Zuma in Davos: “Africa’s great for business!"
- Branko Brkic
- 28 Jan 2010 (South Africa)
On the second day of the World Economic Forum in Davos, lead speakers included the new South Korean president Lee Myung-bak as well as former president Bill Clinton on the Haitian crisis. President Zuma did a lunch-time star turn as well.
At a mid-day briefing yesterday, aside from the usual boilerplate about the glowing possibilities of Africa and the guaranteed success of the upcoming FIFA World Cup, Zuma told his audience that, “Sound macroeconomic policies, an effective regulatory environment, and sustained political and social stability, continue to make South Africa a candidate for even greater and faster economic growth.”
He also insisted Bafana Bafana can win.
"We'll surprise you. The cup will remain in the borders of South Africa," he said to laughter at a lunch with media. "We always rise to the occasion."
Speaking today is the South Korean president, Lee Myung-bak.

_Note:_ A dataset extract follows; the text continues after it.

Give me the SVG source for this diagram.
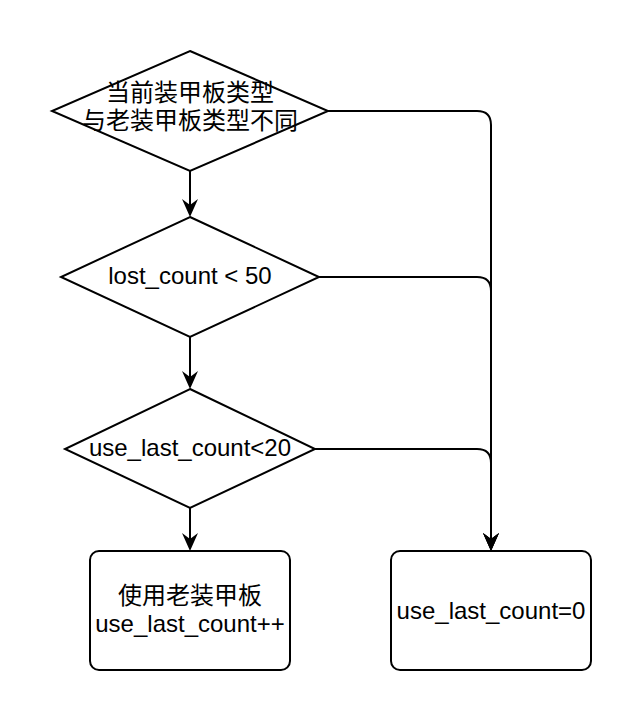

His country is the G20 Chair in 2010 and UN Special Envoy for Haiti Bill Clinton will chair a special session on how business can help Haiti in the aftermath of the earthquake.
On Wednesday, French President Nicolas Sarkozy had waged a metaphorical finger at a conference room filled with international bankers and CEOs, telling them exactly what they didn't want to hear: Brace yourself for bonus curbs, tighter regulations and some serious new accounting rules.
Calling them “morally indefensible,” Sarkozy said some of the banking industry’s remuneration packages “will no longer be tolerated because they bear no relationship to merit," and they are indefensible when companies that “contribute to destroying jobs and wealth also earn a lot of money.” On that note, according to press reports, one brave attendee was moved to applaud. One.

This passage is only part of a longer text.